__Required task__
For this exercise, output only the lines between the "What seaborn and" line and the "import seaborn as sns" line, both of them included, and skip all pictures.

__Entries with chart source code__
● ● ●
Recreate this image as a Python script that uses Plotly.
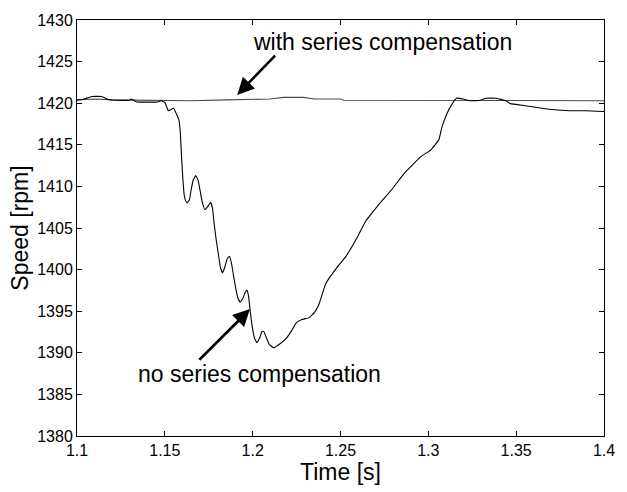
import plotly.graph_objects as go

# Motor speed after a disturbance, with and without series compensation
t_no = [1.100, 1.104, 1.1084, 1.114, 1.118, 1.122, 1.130, 1.131, 1.134, 1.146,
        1.148, 1.150, 1.152, 1.155, 1.1566, 1.158, 1.1588, 1.1595, 1.1603, 1.161,
        1.162, 1.1627, 1.164, 1.165, 1.1662, 1.1676, 1.169, 1.170, 1.1712, 1.1728,
        1.1745, 1.1761, 1.1772, 1.178, 1.1793, 1.1805, 1.1817, 1.1828, 1.184, 1.1855,
        1.1868, 1.188, 1.189, 1.1905, 1.1917, 1.1929, 1.1945, 1.1958, 1.1968, 1.1978,
        1.1985, 1.1995, 1.201, 1.2024, 1.204, 1.2052, 1.2063, 1.2078, 1.2095, 1.2119,
        1.215, 1.219, 1.222, 1.2248, 1.228, 1.232, 1.235, 1.2377, 1.2416, 1.2489,
        1.2528, 1.2601, 1.264, 1.2713, 1.2791, 1.2864, 1.2959, 1.3015, 1.306, 1.3077,
        1.3105, 1.3132, 1.316, 1.320, 1.3239, 1.3295, 1.3328, 1.3384, 1.344, 1.3468,
        1.3552, 1.3675, 1.380, 1.390, 1.400]
rpm_no = [1420.35, 1420.5, 1420.8, 1420.8, 1420.45, 1420.35, 1420.35, 1420.5, 1420.15, 1420.15,
          1420.3, 1420.1, 1419.1, 1419.4, 1418.7, 1418.0, 1416.5, 1413.6, 1410.8, 1409.0,
          1408.2, 1408.0, 1408.4, 1409.6, 1410.8, 1411.3, 1410.7, 1409.6, 1408.2, 1407.2,
          1407.6, 1408.1, 1407.3, 1405.6, 1403.5, 1401.8, 1400.2, 1399.6, 1400.2, 1401.3,
          1401.6, 1400.7, 1399.4, 1397.6, 1396.5, 1396.1, 1396.6, 1397.3, 1397.5, 1396.6,
          1395.2, 1393.5, 1391.8, 1391.2, 1391.8, 1392.5, 1392.6, 1391.8, 1391.0, 1390.6,
          1391.0, 1391.7, 1392.6, 1393.6, 1394.0, 1394.2, 1394.8, 1395.8, 1398.3, 1400.5,
          1401.5, 1404.1, 1405.7, 1407.7, 1409.6, 1411.6, 1413.6, 1414.4, 1415.6, 1417.1,
          1418.7, 1419.8, 1420.6, 1420.5, 1420.3, 1420.35, 1420.6, 1420.6, 1420.3, 1419.95,
          1419.7, 1419.3, 1419.1, 1419.1, 1419.0]

t_with = [1.100, 1.110, 1.120, 1.150, 1.165, 1.185, 1.210, 1.2175, 1.229, 1.235,
          1.250, 1.252, 1.300, 1.350, 1.400]
rpm_with = [1420.4, 1420.5, 1420.4, 1420.35, 1420.3, 1420.4, 1420.5, 1420.7, 1420.7, 1420.5,
            1420.5, 1420.35, 1420.35, 1420.35, 1420.3]

x_ticks = [1.1, 1.15, 1.2, 1.25, 1.3, 1.35, 1.4]
x_tick_text = ["1.1", "1.15", "1.2", "1.25", "1.3", "1.35", "1.4"]
y_ticks = [1380, 1385, 1390, 1395, 1400, 1405, 1410, 1415, 1420, 1425, 1430]

FONT = "Arial, Liberation Sans, Helvetica, sans-serif"

fig = go.Figure()
fig.add_trace(go.Scatter(x=t_with, y=rpm_with, mode="lines",
                         line=dict(color="#4a4a4a", width=1.1), showlegend=False))
fig.add_trace(go.Scatter(x=t_no, y=rpm_no, mode="lines",
                         line=dict(color="black", width=1.1, shape="spline", smoothing=0.3),
                         showlegend=False))

fig.add_annotation(x=1.2740, y=1427.4, text="with series compensation", showarrow=False,
                   font=dict(family=FONT, size=23, color="black"))
fig.add_annotation(x=1.1912, y=1421.0, ax=1.2136, ay=1425.9, axref="x", ayref="y",
                   xref="x", yref="y", text="", showarrow=True, arrowhead=2,
                   arrowsize=1.3, arrowwidth=2.6, arrowcolor="black")
fig.add_annotation(x=1.2040, y=1387.45, text="no series compensation", showarrow=False,
                   font=dict(family=FONT, size=23, color="black"))
fig.add_annotation(x=1.1985, y=1395.25, ax=1.1688, ay=1388.98, axref="x", ayref="y",
                   xref="x", yref="y", text="", showarrow=True, arrowhead=2,
                   arrowsize=1.3, arrowwidth=2.6, arrowcolor="black")

axis_common = dict(showgrid=False, zeroline=False, showline=True, linecolor="black",
                   linewidth=1, mirror="ticks", ticks="inside", ticklen=5,
                   tickcolor="black", tickfont=dict(family=FONT, size=16, color="black"))

fig.update_xaxes(range=[1.1, 1.4], tickvals=x_ticks, ticktext=x_tick_text,
                 title=dict(text="Time [s]", font=dict(family=FONT, size=23, color="black"),
                            standoff=4),
                 **axis_common)
fig.update_yaxes(range=[1380, 1430], tickvals=y_ticks,
                 title=dict(text="Speed [rpm]", font=dict(family=FONT, size=23, color="black"),
                            standoff=2),
                 **axis_common)

fig.update_layout(width=627, height=492, margin=dict(l=77, r=14, t=13, b=56),
                  paper_bgcolor="white", plot_bgcolor="white")

fig.write_html("out.html")
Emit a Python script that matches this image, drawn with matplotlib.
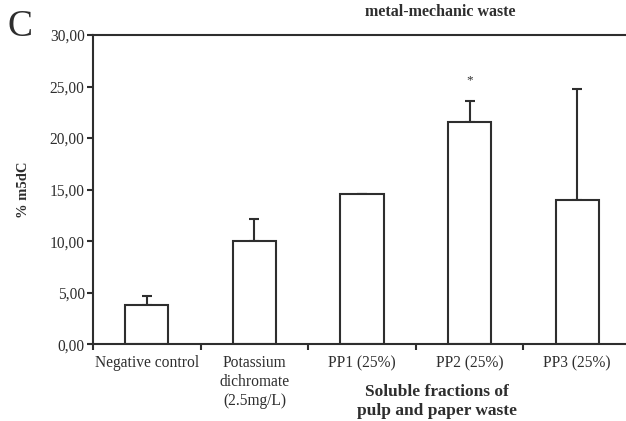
import matplotlib
matplotlib.use('Agg')
import matplotlib.pyplot as plt
from matplotlib.ticker import FuncFormatter

# data
groups = ['Negative control', 'Potassium\ndichromate\n(2.5mg/L)', 'PP1 (25%)', 'PP2 (25%)', 'PP3 (25%)']
means = [3.8, 10.0, 14.6, 21.55, 14.0]
errs = [0.9, 2.2, 0.0, 2.0, 10.8]
yticks = [0, 5, 10, 15, 20, 25, 30]

plt.rcParams['font.family'] = ['Liberation Serif', 'DejaVu Serif']
ink = '#2e2e2e'

fig = plt.figure(figsize=(6.26, 4.21), dpi=100)
ax = fig.add_axes([0.1486, 0.1822, 0.8594, 0.7347])

x = list(range(len(groups)))
ax.bar(x, means, width=0.4, color='white', edgecolor=ink, linewidth=1.5, zorder=2)
ax.errorbar(x, means, yerr=[[0] * len(errs), errs], fmt='none', ecolor=ink,
            elinewidth=1.5, capsize=3.5, capthick=1.5, zorder=1)

# significance mark over PP2
ax.text(3, 25.6, '*', ha='center', va='center', fontsize=9.5, color=ink)

ax.set_xlim(-0.5, 4.5)
ax.set_ylim(0, 30)
ax.set_yticks(yticks)
ax.yaxis.set_major_formatter(FuncFormatter(lambda v, p: f'{v:.2f}'.replace('.', ',')))

# excel-style: ticks on category borders, labels in the middle
ax.set_xticks([i - 0.5 for i in range(len(groups) + 1)])
ax.set_xticklabels([])
ax.set_xticks(x, minor=True)
ax.set_xticklabels(groups, minor=True, fontsize=11.2, color=ink, linespacing=1.25)
ax.tick_params(axis='x', which='minor', length=0, pad=8)
ax.tick_params(axis='both', which='major', length=4, width=1.5, color=ink,
               labelsize=11.2, labelcolor=ink)
ax.tick_params(axis='y', pad=2)

for s in ['left', 'bottom', 'top']:
    ax.spines[s].set_linewidth(1.5)
    ax.spines[s].set_color(ink)
ax.spines['right'].set_visible(False)

ax.set_ylabel('% m5dC', fontsize=10.5, fontweight='bold', color=ink, labelpad=14)

fig.text(0.012, 0.895, 'C', fontsize=27, color=ink, va='bottom')
fig.text(0.703, 0.99, 'metal-mechanic waste', fontsize=11.5, fontweight='bold',
         color=ink, ha='center', va='top')
fig.text(0.698, 0.005, 'Soluble fractions of\npulp and paper waste', fontsize=12.5,
         fontweight='bold', color=ink, ha='center', va='bottom', linespacing=1.2)

fig.savefig('out.png', dpi=100)
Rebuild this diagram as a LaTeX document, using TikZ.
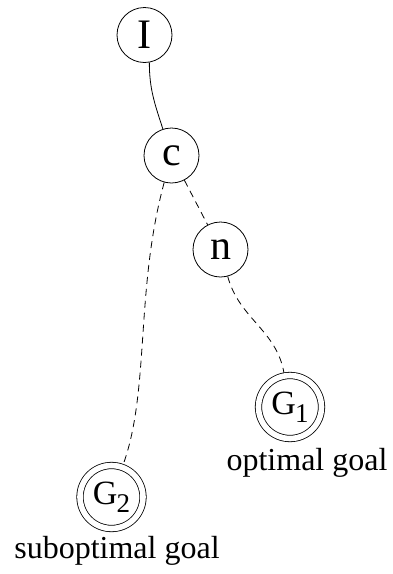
\documentclass[tikz,border=0pt]{standalone}
\usepackage{fontspec}
\setmainfont{Liberation Serif}
\usetikzlibrary{positioning}

\newcommand{\goalname}[1]{G\kern-1pt\raisebox{-8pt}{\fontsize{27}{30}\selectfont #1}}

\begin{document}
\begin{tikzpicture}[x=1pt, y=-1pt, line width=0.8pt,
    state/.style={circle, draw, minimum size=55pt, inner sep=0pt, font=\fontsize{42}{46}\selectfont},
    goal/.style={circle, draw, double, double distance=5.6pt, minimum size=63pt, inner sep=0pt, outer sep=3.2pt, font=\fontsize{34}{38}\selectfont},
    label/.style={inner sep=0pt, font=\fontsize{32}{36}\selectfont},
    path/.style={dashed, dash pattern=on 7pt off 5pt}]
    \useasboundingbox (0,0) rectangle (393,574);
    \node[state] (I) at (144.5,35) {I};
    \node[state] (c) at (171.5,155.5) {c};
    \node[state] (n) at (220.5,249.5) {n};
    \node[goal] (G1) at (290,407) {\goalname{1}};
    \node[goal] (G2) at (111.5,497) {\goalname{2}};
    \node[label] (opt) at (307,462.5) {optimal goal};
    \node[label] (subopt) at (117,550.5) {suboptimal goal};
    \draw (I.-80) to[out=-90, in=108] (c);
    \draw[path] (c) to (n);
    \draw[path] (c) .. controls (135,290) and (150,390) .. (G2);
    \draw[path] (n) to[out=-75, in=100] (G1);
\end{tikzpicture}
\end{document}
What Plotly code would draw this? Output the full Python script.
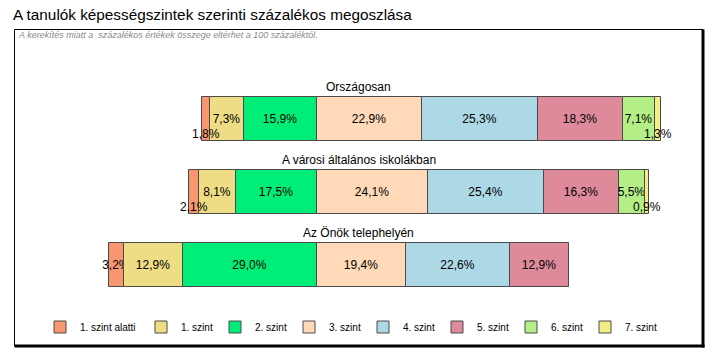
import plotly.graph_objects as go

# ---- data ----
categories = ["Országosan", "A városi általános iskolákban", "Az Önök telephelyén"]
levels = ["1. szint alatti", "1. szint", "2. szint", "3. szint",
          "4. szint", "5. szint", "6. szint", "7. szint"]
szint_alatti = [1.8, 2.1, 3.2]
szint_1 = [7.3, 8.1, 12.9]
szint_2 = [15.9, 17.5, 29.0]
szint_3 = [22.9, 24.1, 19.4]
szint_4 = [25.3, 25.4, 22.6]
szint_5 = [18.3, 16.3, 12.9]
szint_6 = [7.1, 5.5, None]
szint_7 = [1.3, 0.9, None]

series = [szint_alatti, szint_1, szint_2, szint_3, szint_4, szint_5, szint_6, szint_7]
colors = ["#F8976F", "#EEDD84", "#00EE78", "#FFD9B8",
          "#ADD8E6", "#DE8A9B", "#B3EF86", "#F1EE86"]

title = "A tanulók képességszintek szerinti százalékos megoszlása"
note = "A kerekítés miatt a  százalékos értékek összege eltérhet a 100 százaléktól."

FONT = "Liberation Sans, Arial, sans-serif"


def fmt(v):
    return f"{v:.1f}".replace(".", ",") + "%"


rows = list(range(len(categories)))
# diverging: bars aligned at the boundary between "2. szint" and "3. szint"
left_part = [sum((s[i] or 0) for s in series[:3]) for i in rows]

fig = go.Figure()
annotations = []
running = [0.0 for _ in rows]
for k, (name, vals, col) in enumerate(zip(levels, series, colors)):
    bases, texts = [], []
    for i in rows:
        b = running[i] - left_part[i]
        bases.append(b)
        v = vals[i]
        if v is None:
            texts.append("")
            continue
        if v < 2.5:
            texts.append("")
            annotations.append(dict(
                x=b + v / 2, y=i, xref="x", yref="y", text=fmt(v),
                showarrow=False, yshift=-15,
                font=dict(family=FONT, size=12, color="#000000")))
        else:
            texts.append(fmt(v))
        running[i] += v
    fig.add_trace(go.Bar(
        name=name, y=rows, x=vals, base=bases, orientation="h",
        width=0.6, marker=dict(color=col, line=dict(color="#4a4a4a", width=1)),
        text=texts, textposition="inside", insidetextanchor="middle",
        constraintext="none", textangle=0,
        textfont=dict(family=FONT, size=12, color="#000000"),
        legend="legend" if k == 0 else "legend2",
        hoverinfo="skip"))

# row labels
for i, c in enumerate(categories):
    annotations.append(dict(
        x=0.4995, xref="paper", y=i, yref="y", yshift=32, text=c,
        showarrow=False, xanchor="center", yanchor="middle",
        font=dict(family=FONT, size=12, color="#000000")))

# title and note
annotations.append(dict(
    x=-0.0045, xref="paper", y=1.0576, yref="paper", text=title,
    showarrow=False, xanchor="left", yanchor="middle",
    font=dict(family=FONT, size=15.3, color="#000000")))
annotations.append(dict(
    x=0.003, xref="paper", y=0.986, yref="paper", text="<i>" + note + "</i>",
    showarrow=False, xanchor="left", yanchor="middle",
    font=dict(family=FONT, size=9, color="#8a8a8a")))

ML, MR, MT, MB = 14, 10, 31, 51
W, H = 714, 360
pw, ph = W - ML - MR, H - MT - MB


def px(xp):
    return (xp - ML) / pw


def py(yp):
    return (H - MB - yp) / ph


shapes = [
    dict(type="rect", xref="paper", yref="paper", x0=px(14.5), x1=px(703), y0=py(346), y1=py(29.5),
         line=dict(color="#000000", width=1)),
    dict(type="line", xref="paper", yref="paper", x0=px(703), x1=px(703), y0=py(347.5), y1=py(29.5),
         line=dict(color="#000000", width=3)),
    dict(type="line", xref="paper", yref="paper", x0=px(14.5), x1=px(704.5), y0=py(346), y1=py(346),
         line=dict(color="#000000", width=3)),
]

legend_common = dict(orientation="h", yanchor="middle", y=py(327), xanchor="left",
                     font=dict(family=FONT, size=10, color="#000000"),
                     traceorder="normal", bgcolor="rgba(0,0,0,0)")

fig.update_layout(
    width=W, height=H,
    margin=dict(l=ML, r=MR, t=MT, b=MB, pad=0, autoexpand=False),
    paper_bgcolor="#ffffff", plot_bgcolor="#ffffff",
    barmode="overlay", bargap=0,
    xaxis=dict(range=[-(316.7 - ML) / 4.6, (W - MR - 316.7) / 4.6], visible=False, fixedrange=True),
    yaxis=dict(range=[(H - MB - 119) / 73, -(119 - MT) / 73], visible=False, fixedrange=True),
    showlegend=True,
    legend=dict(x=px(40), **legend_common),
    legend2=dict(x=px(141), entrywidth=29, entrywidthmode="pixels", **legend_common),
    annotations=annotations,
    shapes=shapes,
    font=dict(family=FONT),
)

fig.write_html("out.html", config={"displayModeBar": False},
               post_script="document.body.style.margin='0';")
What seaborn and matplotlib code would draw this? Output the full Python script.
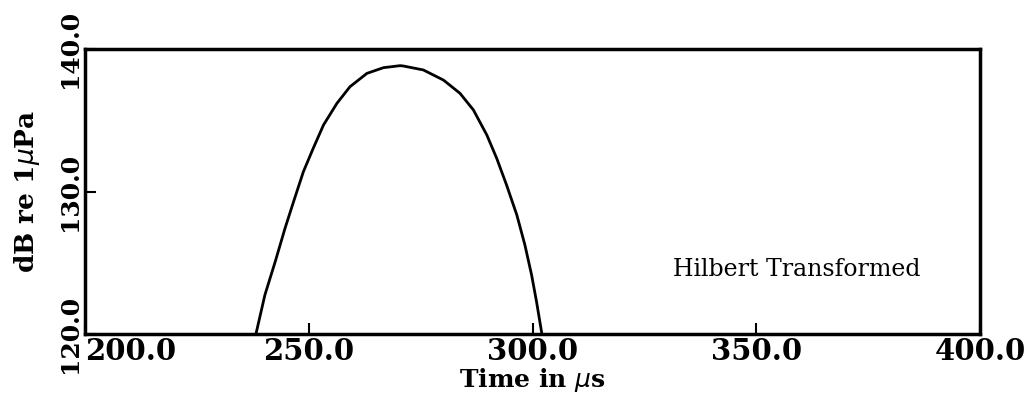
import numpy as np
import pandas as pd
import matplotlib
matplotlib.use("Agg")
import matplotlib.pyplot as plt
import seaborn as sns

# Envelope level after Hilbert transform
time_us = [238.2, 240.2, 242.5, 244.7, 246.6, 248.8, 251.0, 253.3, 256.3,
           259.2, 263.0, 266.7, 270.4, 271.1, 275.6, 280.1, 283.8, 286.8,
           289.8, 292.0, 294.2, 296.5, 298.3, 299.8, 300.9, 302.1]
level_db = [120.0, 122.74, 125.07, 127.42, 129.28, 131.39, 133.03, 134.67,
            136.19, 137.35, 138.29, 138.69, 138.83, 138.81, 138.53, 137.82,
            136.89, 135.72, 133.96, 132.33, 130.46, 128.35, 126.25, 124.14,
            122.27, 120.0]

x_ticks = [200.0, 250.0, 300.0, 350.0, 400.0]
y_ticks = [120.0, 130.0, 140.0]

df = pd.DataFrame({"t": time_us, "db": level_db})

sns.set_theme(style="ticks")
plt.rcParams["font.family"] = ["DejaVu Serif"]
plt.rcParams["text.color"] = "black"
plt.rcParams["axes.labelcolor"] = "black"
plt.rcParams["xtick.color"] = "black"
plt.rcParams["ytick.color"] = "black"

fig = plt.figure(figsize=(10.31, 3.96), dpi=100)
ax = fig.add_axes([85 / 1031, 1 - 334 / 396, 895 / 1031, 285 / 396])

sns.lineplot(data=df, x="t", y="db", ax=ax, color="black", linewidth=2.0,
             estimator=None, sort=False)

ax.set_xlim(200, 400)
ax.set_ylim(120, 140)
ax.set_xticks(x_ticks)
ax.set_yticks(y_ticks)
xlabels = ax.set_xticklabels([f"{v:.1f}" for v in x_ticks], fontsize=21,
                             fontweight="bold")
xlabels[0].set_horizontalalignment("left")
ax.set_yticklabels([f"{v:.1f}" for v in y_ticks], fontsize=18, fontweight="bold",
                   rotation=90, va="center")
ax.tick_params(axis="both", direction="in", length=8, width=1.5, color="black",
               top=False, right=False)
ax.tick_params(axis="x", pad=2)
ax.tick_params(axis="y", pad=2)

for s in ax.spines.values():
    s.set_visible(True)
    s.set_color("black")
    s.set_linewidth(2.5)

ax.set_xlabel(r"Time in $\mu$s", fontsize=18, fontweight="bold", labelpad=0)
ax.set_ylabel(r"dB re 1$\mu$Pa", fontsize=19, fontweight="bold", labelpad=12)

ax.text(331.5, 124.5, "Hilbert Transformed", fontsize=17, va="center", ha="left",
        color="black")

fig.savefig("out.png", dpi=100, facecolor="white")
● ● ●
__Answer for the task__
What seaborn and matplotlib code would draw this? Output the full Python script.
import numpy as np
import pandas as pd
import matplotlib
matplotlib.use("Agg")
import matplotlib.pyplot as plt
import seaborn as sns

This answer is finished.